Dataset excerpt:
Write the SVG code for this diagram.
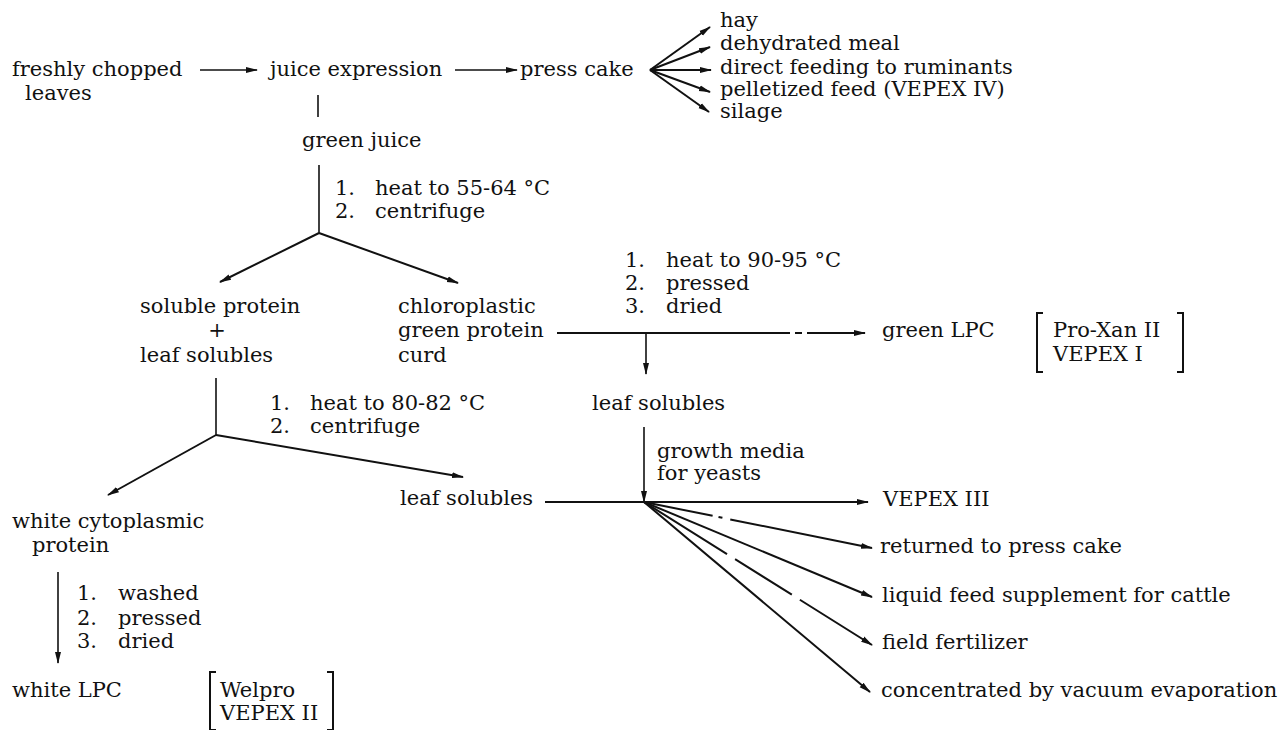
<svg xmlns="http://www.w3.org/2000/svg" width="1279" height="730" viewBox="0 0 1279 730">
<style>
text{font-family:"DejaVu Serif","Liberation Serif",serif;font-size:21px;fill:#111}
.c{stroke:#111;stroke-width:2;fill:none}
.t{stroke-width:1.6}
.a{marker-end:url(#ah)}
</style>
<defs>
<marker id="ah" markerUnits="userSpaceOnUse" markerWidth="12" markerHeight="8" refX="11" refY="4" orient="auto"><path d="M0,1 L12,4 L0,7 z" fill="#111"/></marker>
</defs>
<rect width="1279" height="730" fill="#fff"/>
<g id="connectors">
<line class="c t a" x1="200" y1="70" x2="257" y2="70"/>
<line class="c t a" x1="455" y1="70" x2="517" y2="70"/>
<line class="c t" x1="318" y1="95" x2="318" y2="117"/>
<line class="c a" x1="650" y1="70" x2="710" y2="27"/>
<line class="c a" x1="650" y1="70" x2="710" y2="47"/>
<line class="c a" x1="650" y1="70" x2="711" y2="70"/>
<line class="c a" x1="650" y1="70" x2="710" y2="92"/>
<line class="c a" x1="650" y1="70" x2="709" y2="112"/>
<line class="c t" x1="319" y1="165" x2="319" y2="233"/>
<line class="c a" x1="319" y1="233" x2="220" y2="282"/>
<line class="c a" x1="319" y1="233" x2="458" y2="283"/>
<line class="c a" x1="557" y1="333" x2="865" y2="333" stroke-dasharray="233 5 7 5 300"/>
<line class="c t a" x1="646" y1="333" x2="646" y2="374"/>
<line class="c t a" x1="644" y1="427" x2="644" y2="502"/>
<line class="c t" x1="216" y1="378" x2="216" y2="435"/>
<line class="c a" x1="216" y1="435" x2="108" y2="495"/>
<line class="c a" x1="216" y1="435" x2="463" y2="477"/>
<line class="c a" x1="545" y1="502" x2="868" y2="502"/>
<line class="c a" x1="644" y1="502" x2="872" y2="548" stroke-dasharray="70 6 4 8 300"/>
<line class="c a" x1="644" y1="502" x2="872" y2="597"/>
<line class="c a" x1="644" y1="502" x2="872" y2="645" stroke-dasharray="98 9.5 67 9.5 300"/>
<line class="c a" x1="644" y1="502" x2="870" y2="692"/>
<line class="c t a" x1="58" y1="572" x2="58" y2="663"/>
</g>
<g id="n-leaves"><text x="12" y="76">freshly chopped</text><text x="25" y="100">leaves</text></g>
<g id="n-juice-expression"><text x="270" y="76">juice expression</text></g>
<g id="n-press-cake"><text x="520" y="76">press cake</text></g>
<g id="n-press-uses">
<text x="720" y="27">hay</text>
<text x="720" y="50">dehydrated meal</text>
<text x="720" y="74">direct feeding to ruminants</text>
<text x="720" y="96">pelletized feed (VEPEX IV)</text>
<text x="720" y="118">silage</text>
</g>
<g id="n-green-juice"><text x="302" y="147">green juice</text></g>
<g id="l-step1">
<text x="335" y="195">1.</text><text x="375" y="195">heat to 55-64 °C</text>
<text x="335" y="218">2.</text><text x="375" y="218">centrifuge</text>
</g>
<g id="n-soluble-protein">
<text x="140" y="313">soluble protein</text>
<text x="217" y="337" text-anchor="middle">+</text>
<text x="140" y="362">leaf solubles</text>
</g>
<g id="n-chloroplastic">
<text x="398" y="313">chloroplastic</text>
<text x="398" y="337">green protein</text>
<text x="398" y="362">curd</text>
</g>
<g id="l-step2">
<text x="625" y="267">1.</text><text x="666" y="267">heat to 90-95 °C</text>
<text x="625" y="290">2.</text><text x="666" y="290">pressed</text>
<text x="625" y="313">3.</text><text x="666" y="313">dried</text>
</g>
<g id="n-green-lpc">
<text x="882" y="337">green LPC</text>
<path class="c" d="M1043,313 H1037 V372 H1043 M1177,313 H1183 V372 H1177"/>
<text x="1053" y="337">Pro-Xan II</text>
<text x="1053" y="361">VEPEX I</text>
</g>
<g id="n-leaf-solubles-mid"><text x="592" y="410">leaf solubles</text></g>
<g id="l-growth"><text x="657" y="458">growth media</text><text x="657" y="480">for yeasts</text></g>
<g id="l-step3">
<text x="270" y="410">1.</text><text x="310" y="410">heat to 80-82 °C</text>
<text x="270" y="433">2.</text><text x="310" y="433">centrifuge</text>
</g>
<g id="n-leaf-solubles-low"><text x="400" y="505">leaf solubles</text></g>
<g id="n-outputs">
<text x="883" y="506">VEPEX III</text>
<text x="880" y="553">returned to press cake</text>
<text x="882" y="602">liquid feed supplement for cattle</text>
<text x="882" y="649">field fertilizer</text>
<text x="881" y="697">concentrated by vacuum evaporation</text>
</g>
<g id="n-white-cyto"><text x="12" y="528">white cytoplasmic</text><text x="32" y="552">protein</text></g>
<g id="l-step4">
<text x="77" y="600">1.</text><text x="118" y="600">washed</text>
<text x="77" y="625">2.</text><text x="118" y="625">pressed</text>
<text x="77" y="648">3.</text><text x="118" y="648">dried</text>
</g>
<g id="n-white-lpc">
<text x="12" y="697">white LPC</text>
<path class="c" d="M216,672 H210 V730 H216 M327,672 H333 V730 H327"/>
<text x="220" y="697">Welpro</text>
<text x="220" y="720">VEPEX II</text>
</g>
</svg>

Given exercise: Reproduce the full listing faithfully, but do not carry over any pictures.

Output of the task:
Write the SVG code for this diagram.
<svg xmlns="http://www.w3.org/2000/svg" width="1279" height="730" viewBox="0 0 1279 730">
<style>
text{font-family:"DejaVu Serif","Liberation Serif",serif;font-size:21px;fill:#111}
.c{stroke:#111;stroke-width:2;fill:none}
.t{stroke-width:1.6}
.a{marker-end:url(#ah)}
</style>
<defs>
<marker id="ah" markerUnits="userSpaceOnUse" markerWidth="12" markerHeight="8" refX="11" refY="4" orient="auto"><path d="M0,1 L12,4 L0,7 z" fill="#111"/></marker>
</defs>
<rect width="1279" height="730" fill="#fff"/>
<g id="connectors">
<line class="c t a" x1="200" y1="70" x2="257" y2="70"/>
<line class="c t a" x1="455" y1="70" x2="517" y2="70"/>
<line class="c t" x1="318" y1="95" x2="318" y2="117"/>
<line class="c a" x1="650" y1="70" x2="710" y2="27"/>
<line class="c a" x1="650" y1="70" x2="710" y2="47"/>
<line class="c a" x1="650" y1="70" x2="711" y2="70"/>
<line class="c a" x1="650" y1="70" x2="710" y2="92"/>
<line class="c a" x1="650" y1="70" x2="709" y2="112"/>
<line class="c t" x1="319" y1="165" x2="319" y2="233"/>
<line class="c a" x1="319" y1="233" x2="220" y2="282"/>
<line class="c a" x1="319" y1="233" x2="458" y2="283"/>
<line class="c a" x1="557" y1="333" x2="865" y2="333" stroke-dasharray="233 5 7 5 300"/>
<line class="c t a" x1="646" y1="333" x2="646" y2="374"/>
<line class="c t a" x1="644" y1="427" x2="644" y2="502"/>
<line class="c t" x1="216" y1="378" x2="216" y2="435"/>
<line class="c a" x1="216" y1="435" x2="108" y2="495"/>
<line class="c a" x1="216" y1="435" x2="463" y2="477"/>
<line class="c a" x1="545" y1="502" x2="868" y2="502"/>
<line class="c a" x1="644" y1="502" x2="872" y2="548" stroke-dasharray="70 6 4 8 300"/>
<line class="c a" x1="644" y1="502" x2="872" y2="597"/>
<line class="c a" x1="644" y1="502" x2="872" y2="645" stroke-dasharray="98 9.5 67 9.5 300"/>
<line class="c a" x1="644" y1="502" x2="870" y2="692"/>
<line class="c t a" x1="58" y1="572" x2="58" y2="663"/>
</g>
<g id="n-leaves"><text x="12" y="76">freshly chopped</text><text x="25" y="100">leaves</text></g>
<g id="n-juice-expression"><text x="270" y="76">juice expression</text></g>
<g id="n-press-cake"><text x="520" y="76">press cake</text></g>
<g id="n-press-uses">
<text x="720" y="27">hay</text>
<text x="720" y="50">dehydrated meal</text>
<text x="720" y="74">direct feeding to ruminants</text>
<text x="720" y="96">pelletized feed (VEPEX IV)</text>
<text x="720" y="118">silage</text>
</g>
<g id="n-green-juice"><text x="302" y="147">green juice</text></g>
<g id="l-step1">
<text x="335" y="195">1.</text><text x="375" y="195">heat to 55-64 °C</text>
<text x="335" y="218">2.</text><text x="375" y="218">centrifuge</text>
</g>
<g id="n-soluble-protein">
<text x="140" y="313">soluble protein</text>
<text x="217" y="337" text-anchor="middle">+</text>
<text x="140" y="362">leaf solubles</text>
</g>
<g id="n-chloroplastic">
<text x="398" y="313">chloroplastic</text>
<text x="398" y="337">green protein</text>
<text x="398" y="362">curd</text>
</g>
<g id="l-step2">
<text x="625" y="267">1.</text><text x="666" y="267">heat to 90-95 °C</text>
<text x="625" y="290">2.</text><text x="666" y="290">pressed</text>
<text x="625" y="313">3.</text><text x="666" y="313">dried</text>
</g>
<g id="n-green-lpc">
<text x="882" y="337">green LPC</text>
<path class="c" d="M1043,313 H1037 V372 H1043 M1177,313 H1183 V372 H1177"/>
<text x="1053" y="337">Pro-Xan II</text>
<text x="1053" y="361">VEPEX I</text>
</g>
<g id="n-leaf-solubles-mid"><text x="592" y="410">leaf solubles</text></g>
<g id="l-growth"><text x="657" y="458">growth media</text><text x="657" y="480">for yeasts</text></g>
<g id="l-step3">
<text x="270" y="410">1.</text><text x="310" y="410">heat to 80-82 °C</text>
<text x="270" y="433">2.</text><text x="310" y="433">centrifuge</text>
</g>
<g id="n-leaf-solubles-low"><text x="400" y="505">leaf solubles</text></g>
<g id="n-outputs">
<text x="883" y="506">VEPEX III</text>
<text x="880" y="553">returned to press cake</text>
<text x="882" y="602">liquid feed supplement for cattle</text>
<text x="882" y="649">field fertilizer</text>
<text x="881" y="697">concentrated by vacuum evaporation</text>
</g>
<g id="n-white-cyto"><text x="12" y="528">white cytoplasmic</text><text x="32" y="552">protein</text></g>
<g id="l-step4">
<text x="77" y="600">1.</text><text x="118" y="600">washed</text>
<text x="77" y="625">2.</text><text x="118" y="625">pressed</text>
<text x="77" y="648">3.</text><text x="118" y="648">dried</text>
</g>
<g id="n-white-lpc">
<text x="12" y="697">white LPC</text>
<path class="c" d="M216,672 H210 V730 H216 M327,672 H333 V730 H327"/>
<text x="220" y="697">Welpro</text>
<text x="220" y="720">VEPEX II</text>
</g>
</svg>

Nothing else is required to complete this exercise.